With fans cheering and Greenberg no longer looking like a 24-year-old boy, he faced R.A. Dickey of the New York Mets — the National League’s Cy Young Award winner that year — and struck out on three pitches. He was released the next day.
Without any regrets or bitterness, Greenberg said he has more or less moved on — although he won’t rule out another run at a comeback. Instead, he’s channeled his passion for health and fitness toward helping others. He’s now the CEO and founder of LuRong Living, a nutritional company that aims to improve stamina and shorten recovery time from injuries.

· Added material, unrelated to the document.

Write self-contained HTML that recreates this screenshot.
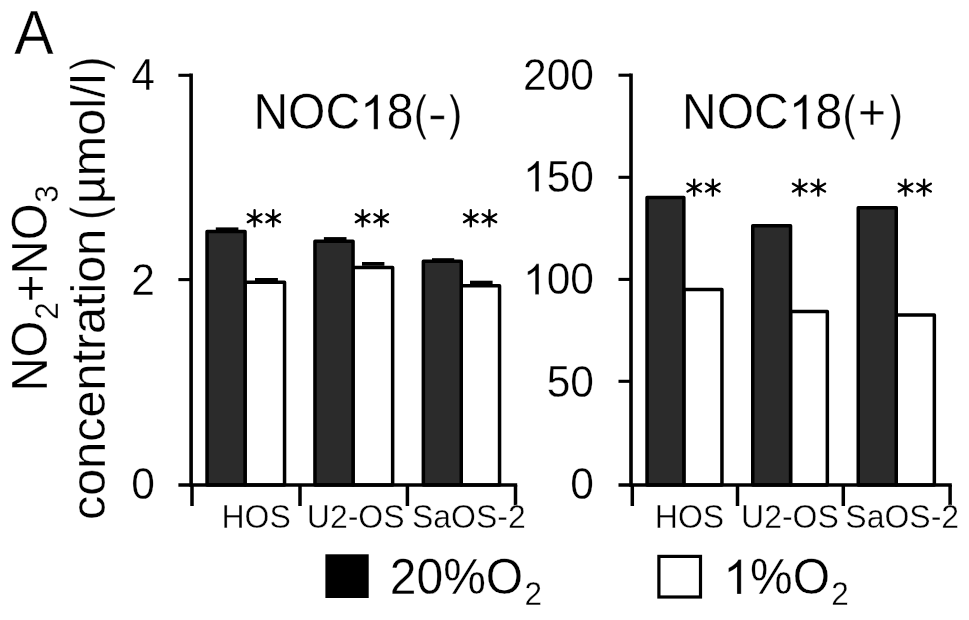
<!DOCTYPE html>
<html><head><meta charset="utf-8"><title>Figure A</title>
<style>html,body{margin:0;padding:0;background:#fff;}body{width:969px;height:620px;overflow:hidden;font-family:"Liberation Sans",sans-serif;}svg{display:block;will-change:transform;}text{font-family:"Liberation Sans",sans-serif;fill:#000;stroke:#fff;stroke-width:0.3px;}</style>
</head><body>
<svg width="969" height="620" viewBox="0 0 969 620">
<rect x="0" y="0" width="969" height="620" fill="#fff"/>
<text transform="translate(14.3,53.6) scale(1,1.068)" font-size="59" text-anchor="start" >A</text>
<text transform="translate(47.0,391.6) rotate(-90) scale(1,1.04)" font-size="47.4">NO<tspan font-size="31.5" dx="0.8" dy="10.8">2</tspan><tspan dy="-10.8">+NO</tspan><tspan font-size="31.5" dx="0.8" dy="10.8">3</tspan></text>
<g transform="translate(104.8,519.9) rotate(-90)">
<text transform="translate(0.00,0) scale(1,1)" font-size="48.5" word-spacing="-5" style="font-kerning:none">concentration <tspan style="fill:none;stroke:none">(</tspan>µmol/l<tspan style="fill:none;stroke:none">)</tspan></text>
<path transform="translate(300.02,0) scale(0.02084,-0.02368)" d="M479 -431Q330 -243 227 9T124 531Q124 769 201 987Q291 1240 479 1491H608Q487 1283 448 1194Q387 1056 352 906Q309 719 309 530Q309 49 608 -431Z" fill="#000" stroke="#fff" stroke-width="0.3" vector-effect="non-scaling-stroke"/>
<path transform="translate(447.89,0) scale(0.02084,-0.02368)" d="M253 -431H124Q423 49 423 530Q423 718 380 903Q346 1053 285 1191Q246 1281 124 1491H253Q441 1240 531 987Q608 769 608 531Q608 261 504.5 9T253 -431Z" fill="#000" stroke="#fff" stroke-width="0.3" vector-effect="non-scaling-stroke"/>
</g>
<rect x="245.05" y="282.35" width="39.50" height="202.65" fill="#fff" stroke="#000" stroke-width="3.5" stroke-linejoin="round"/>
<rect x="353.05" y="267.55" width="39.60" height="217.45" fill="#fff" stroke="#000" stroke-width="3.5" stroke-linejoin="round"/>
<rect x="461.25" y="285.75" width="38.30" height="199.25" fill="#fff" stroke="#000" stroke-width="3.5" stroke-linejoin="round"/>
<rect x="207.05" y="231.55" width="38.00" height="253.45" fill="#2b2b2b" stroke="#000" stroke-width="3.5" stroke-linejoin="round"/>
<rect x="215.8" y="227.4" width="22.60" height="3.8" fill="#000"/>
<rect x="255.0" y="278.0" width="22.90" height="3.8" fill="#000"/>
<path d="M254.60 210.20V226.20M247.85 214.30L261.35 222.10M247.85 222.10L261.35 214.30" fill="none" stroke="#000" stroke-width="2.4" stroke-linecap="round"/>
<path d="M273.20 210.20V226.20M266.45 214.30L279.95 222.10M266.45 222.10L279.95 214.30" fill="none" stroke="#000" stroke-width="2.4" stroke-linecap="round"/>
<rect x="314.95" y="241.25" width="38.10" height="243.75" fill="#2b2b2b" stroke="#000" stroke-width="3.5" stroke-linejoin="round"/>
<rect x="323.9" y="237.1" width="22.60" height="3.8" fill="#000"/>
<rect x="362.0" y="262.0" width="22.40" height="3.8" fill="#000"/>
<path d="M362.60 210.20V226.20M355.85 214.30L369.35 222.10M355.85 222.10L369.35 214.30" fill="none" stroke="#000" stroke-width="2.4" stroke-linecap="round"/>
<path d="M381.20 210.20V226.20M374.45 214.30L387.95 222.10M374.45 222.10L387.95 214.30" fill="none" stroke="#000" stroke-width="2.4" stroke-linecap="round"/>
<rect x="423.35" y="261.15" width="37.90" height="223.85" fill="#2b2b2b" stroke="#000" stroke-width="3.5" stroke-linejoin="round"/>
<rect x="432.0" y="258.2" width="22.20" height="3.8" fill="#000"/>
<rect x="470.0" y="280.7" width="22.60" height="3.8" fill="#000"/>
<path d="M470.80 210.20V226.20M464.05 214.30L477.55 222.10M464.05 222.10L477.55 214.30" fill="none" stroke="#000" stroke-width="2.4" stroke-linecap="round"/>
<path d="M489.40 210.20V226.20M482.65 214.30L496.15 222.10M482.65 222.10L496.15 214.30" fill="none" stroke="#000" stroke-width="2.4" stroke-linecap="round"/>
<line x1="191.1" y1="73.6" x2="191.1" y2="486.7" stroke="#000" stroke-width="3.6"/>
<line x1="178.4" y1="485" x2="517.2" y2="485" stroke="#000" stroke-width="3.6"/>
<line x1="178.4" y1="75.3" x2="191.1" y2="75.3" stroke="#000" stroke-width="3.1"/>
<text transform="translate(154.9,89.6) scale(1,1.05)" font-size="42.5" text-anchor="end" >4</text>
<line x1="178.4" y1="279.6" x2="191.1" y2="279.6" stroke="#000" stroke-width="3.1"/>
<text transform="translate(154.9,295.0) scale(1,1.05)" font-size="42.5" text-anchor="end" >2</text>
<text transform="translate(154.9,499.2) scale(1,1.05)" font-size="42.5" text-anchor="end" >0</text>
<line x1="192.0" y1="485" x2="192.0" y2="506.0" stroke="#000" stroke-width="3.5"/>
<line x1="300.0" y1="485" x2="300.0" y2="506.0" stroke="#000" stroke-width="3.5"/>
<line x1="407.4" y1="485" x2="407.4" y2="506.0" stroke="#000" stroke-width="3.5"/>
<line x1="515.5" y1="485" x2="515.5" y2="506.0" stroke="#000" stroke-width="3.5"/>
<text transform="translate(256.1,528.0) scale(1,1.03)" font-size="32" text-anchor="middle" style="stroke-width:0.4px">HOS</text>
<text transform="translate(355.7,528.0) scale(1,1.03)" font-size="32" text-anchor="middle" style="stroke-width:0.4px">U2-OS</text>
<text transform="translate(468.8,528.0) scale(1,1.03)" font-size="32" text-anchor="middle" style="stroke-width:0.4px">SaOS-2</text>
<g transform="translate(357.4,129.3)">
<text transform="translate(-104.00,0) scale(1,1.04)" font-size="48" style="font-kerning:none">NOC<tspan style="fill:none;stroke:none">1</tspan>8<tspan style="fill:none;stroke:none">(</tspan><tspan style="fill:none;stroke:none">-</tspan><tspan style="fill:none;stroke:none">)</tspan></text>
<path transform="translate(2.66,0) scale(0.02344,-0.02344)" d="M763 0H583V1147Q518 1085 412.5 1023T223 930V1104Q374 1175 487 1276T647 1472H763Z" fill="#000" stroke="#fff" stroke-width="0.3" vector-effect="non-scaling-stroke"/>
<path transform="translate(56.40,0) scale(0.02063,-0.02344)" d="M479 -431Q330 -243 227 9T124 531Q124 769 201 987Q291 1240 479 1491H608Q487 1283 448 1194Q387 1056 352 906Q309 719 309 530Q309 49 608 -431Z" fill="#000" stroke="#fff" stroke-width="0.3" vector-effect="non-scaling-stroke"/>
<path transform="translate(72.04,0) scale(0.02344,-0.02344)" d="M45 428V584H631V428Z" fill="#000" stroke="#fff" stroke-width="0.3" vector-effect="non-scaling-stroke"/>
<path transform="translate(89.73,0) scale(0.02063,-0.02344)" d="M253 -431H124Q423 49 423 530Q423 718 380 903Q346 1053 285 1191Q246 1281 124 1491H253Q441 1240 531 987Q608 769 608 531Q608 261 504.5 9T253 -431Z" fill="#000" stroke="#fff" stroke-width="0.3" vector-effect="non-scaling-stroke"/>
</g>
<rect x="683.85" y="289.45" width="38.10" height="195.55" fill="#fff" stroke="#000" stroke-width="3.5" stroke-linejoin="round"/>
<rect x="790.55" y="311.45" width="36.80" height="173.55" fill="#fff" stroke="#000" stroke-width="3.5" stroke-linejoin="round"/>
<rect x="896.25" y="315.05" width="38.10" height="169.95" fill="#fff" stroke="#000" stroke-width="3.5" stroke-linejoin="round"/>
<rect x="647.05" y="197.55" width="36.80" height="287.45" fill="#2b2b2b" stroke="#000" stroke-width="3.5" stroke-linejoin="round"/>
<path d="M694.20 179.60V195.60M687.45 183.70L700.95 191.50M687.45 191.50L700.95 183.70" fill="none" stroke="#000" stroke-width="2.4" stroke-linecap="round"/>
<path d="M712.80 179.60V195.60M706.05 183.70L719.55 191.50M706.05 191.50L719.55 183.70" fill="none" stroke="#000" stroke-width="2.4" stroke-linecap="round"/>
<rect x="752.75" y="225.75" width="37.80" height="259.25" fill="#2b2b2b" stroke="#000" stroke-width="3.5" stroke-linejoin="round"/>
<path d="M799.70 179.60V195.60M792.95 183.70L806.45 191.50M792.95 191.50L806.45 183.70" fill="none" stroke="#000" stroke-width="2.4" stroke-linecap="round"/>
<path d="M818.30 179.60V195.60M811.55 183.70L825.05 191.50M811.55 191.50L825.05 183.70" fill="none" stroke="#000" stroke-width="2.4" stroke-linecap="round"/>
<rect x="858.25" y="207.75" width="38.00" height="277.25" fill="#2b2b2b" stroke="#000" stroke-width="3.5" stroke-linejoin="round"/>
<path d="M905.50 179.60V195.60M898.75 183.70L912.25 191.50M898.75 191.50L912.25 183.70" fill="none" stroke="#000" stroke-width="2.4" stroke-linecap="round"/>
<path d="M924.10 179.60V195.60M917.35 183.70L930.85 191.50M917.35 191.50L930.85 183.70" fill="none" stroke="#000" stroke-width="2.4" stroke-linecap="round"/>
<line x1="631.0" y1="73.6" x2="631.0" y2="486.7" stroke="#000" stroke-width="3.6"/>
<line x1="618.5" y1="485" x2="951.8" y2="485" stroke="#000" stroke-width="3.6"/>
<line x1="618.5" y1="75.2" x2="631.0" y2="75.2" stroke="#000" stroke-width="3.1"/>
<g transform="translate(594.0,89.7)">
<text transform="translate(-70.91,0) scale(1,1.05)" font-size="42.5" style="font-kerning:none">200</text>
</g>
<line x1="618.5" y1="177.3" x2="631.0" y2="177.3" stroke="#000" stroke-width="3.1"/>
<g transform="translate(594.0,191.6)">
<text transform="translate(-70.91,0) scale(1,1.05)" font-size="42.5" style="font-kerning:none"><tspan style="fill:none;stroke:none">1</tspan>50</text>
<path transform="translate(-70.91,0) scale(0.02075,-0.02075)" d="M763 0H583V1147Q518 1085 412.5 1023T223 930V1104Q374 1175 487 1276T647 1472H763Z" fill="#000" stroke="#fff" stroke-width="0.3" vector-effect="non-scaling-stroke"/>
</g>
<line x1="618.5" y1="279.4" x2="631.0" y2="279.4" stroke="#000" stroke-width="3.1"/>
<g transform="translate(594.0,294.4)">
<text transform="translate(-70.91,0) scale(1,1.05)" font-size="42.5" style="font-kerning:none"><tspan style="fill:none;stroke:none">1</tspan>00</text>
<path transform="translate(-70.91,0) scale(0.02075,-0.02075)" d="M763 0H583V1147Q518 1085 412.5 1023T223 930V1104Q374 1175 487 1276T647 1472H763Z" fill="#000" stroke="#fff" stroke-width="0.3" vector-effect="non-scaling-stroke"/>
</g>
<line x1="618.5" y1="381.3" x2="631.0" y2="381.3" stroke="#000" stroke-width="3.1"/>
<g transform="translate(594.0,396.5)">
<text transform="translate(-47.27,0) scale(1,1.05)" font-size="42.5" style="font-kerning:none">50</text>
</g>
<g transform="translate(594.0,498.6)">
<text transform="translate(-23.64,0) scale(1,1.05)" font-size="42.5" style="font-kerning:none">0</text>
</g>
<line x1="632.3" y1="485" x2="632.3" y2="506.0" stroke="#000" stroke-width="3.5"/>
<line x1="737.5" y1="485" x2="737.5" y2="506.0" stroke="#000" stroke-width="3.5"/>
<line x1="843.3" y1="485" x2="843.3" y2="506.0" stroke="#000" stroke-width="3.5"/>
<line x1="950.1" y1="485" x2="950.1" y2="506.0" stroke="#000" stroke-width="3.5"/>
<text transform="translate(689.5,527.8) scale(1,1.03)" font-size="32" text-anchor="middle" style="stroke-width:0.4px">HOS</text>
<text transform="translate(789.9,527.8) scale(1,1.03)" font-size="32" text-anchor="middle" style="stroke-width:0.4px">U2-OS</text>
<text transform="translate(902.2,527.8) scale(1,1.03)" font-size="32" text-anchor="middle" style="stroke-width:0.4px">SaOS-2</text>
<g transform="translate(792.1,129.3)">
<text transform="translate(-110.03,0) scale(1,1.04)" font-size="48" style="font-kerning:none">NOC<tspan style="fill:none;stroke:none">1</tspan>8<tspan style="fill:none;stroke:none">(</tspan>+<tspan style="fill:none;stroke:none">)</tspan></text>
<path transform="translate(-3.36,0) scale(0.02344,-0.02344)" d="M763 0H583V1147Q518 1085 412.5 1023T223 930V1104Q374 1175 487 1276T647 1472H763Z" fill="#000" stroke="#fff" stroke-width="0.3" vector-effect="non-scaling-stroke"/>
<path transform="translate(50.38,0) scale(0.02063,-0.02344)" d="M479 -431Q330 -243 227 9T124 531Q124 769 201 987Q291 1240 479 1491H608Q487 1283 448 1194Q387 1056 352 906Q309 719 309 530Q309 49 608 -431Z" fill="#000" stroke="#fff" stroke-width="0.3" vector-effect="non-scaling-stroke"/>
<path transform="translate(95.75,0) scale(0.02063,-0.02344)" d="M253 -431H124Q423 49 423 530Q423 718 380 903Q346 1053 285 1191Q246 1281 124 1491H253Q441 1240 531 987Q608 769 608 531Q608 261 504.5 9T253 -431Z" fill="#000" stroke="#fff" stroke-width="0.3" vector-effect="non-scaling-stroke"/>
</g>
<rect x="325.4" y="554.3" width="43.3" height="43.7" fill="#000"/>
<text transform="translate(389.8,594.0) scale(1,1.03)" font-size="48">20%O<tspan font-size="31.5" dx="1.2" dy="10.6">2</tspan></text>
<rect x="658.9" y="556.4" width="41.6" height="40.6" fill="#fff" stroke="#000" stroke-width="3.2"/>
<g transform="translate(723.3,594.0)">
<text transform="translate(0.00,0) scale(1,1.03)" font-size="48" style="font-kerning:none"><tspan style="fill:none;stroke:none">1</tspan>%O<tspan font-size="31.5" dx="1.2" dy="10.6">2</tspan></text>
<path transform="translate(0.00,0) scale(0.02344,-0.02344)" d="M763 0H583V1147Q518 1085 412.5 1023T223 930V1104Q374 1175 487 1276T647 1472H763Z" fill="#000" stroke="#fff" stroke-width="0.3" vector-effect="non-scaling-stroke"/>
</g>
</svg>
</body></html>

For fans of the baseball classic movie, “Field of Dreams,” Greenberg’s story ought to sound eerily familiar to that of Archibald “Moonlight” Graham. Playing for the New York Giants in summer 1905, the 25-year-old Graham was substituted as the right fielder in the eighth inning. In the top of the ninth, waiting on deck with two outs for what would have been his first Major League at bat, the hitter ahead of him flew out, ending the inning.
After the game, Graham was sent down to the Minor Leagues, never again to play at the Major League level. A few years later, he dedicated himself to healing others, serving as a physician in Chisholm, Minn., for 50 years.
Reflecting on his own life since that auspicious summer evening in Florida, Greenberg sees God’s hand in coming full circle from his first at bat against the Marlins to his second at bat, this time with the Marlins.
And his message for others that he gleaned from the time in between, he told the Journal, is simple: “If you have passion and you believe in what you are doing you can make it reality.”
Later, he told the starry-eyed, young baseball fans in the room that he accepted his path in life: “What did happen, happened. I’d never be in front of you, I’d never have the opportunity to hopefully impact even one of your lives.”
In “Field of Dreams,” when Graham is told that the tragedy of coming “this close” to a dream and not touching it would kill some men, he responds, “Son, if I’d only gotten to be a doctor for five minutes … now that would have been a tragedy.”
“Moonlight” Graham — meet Adam Greenberg.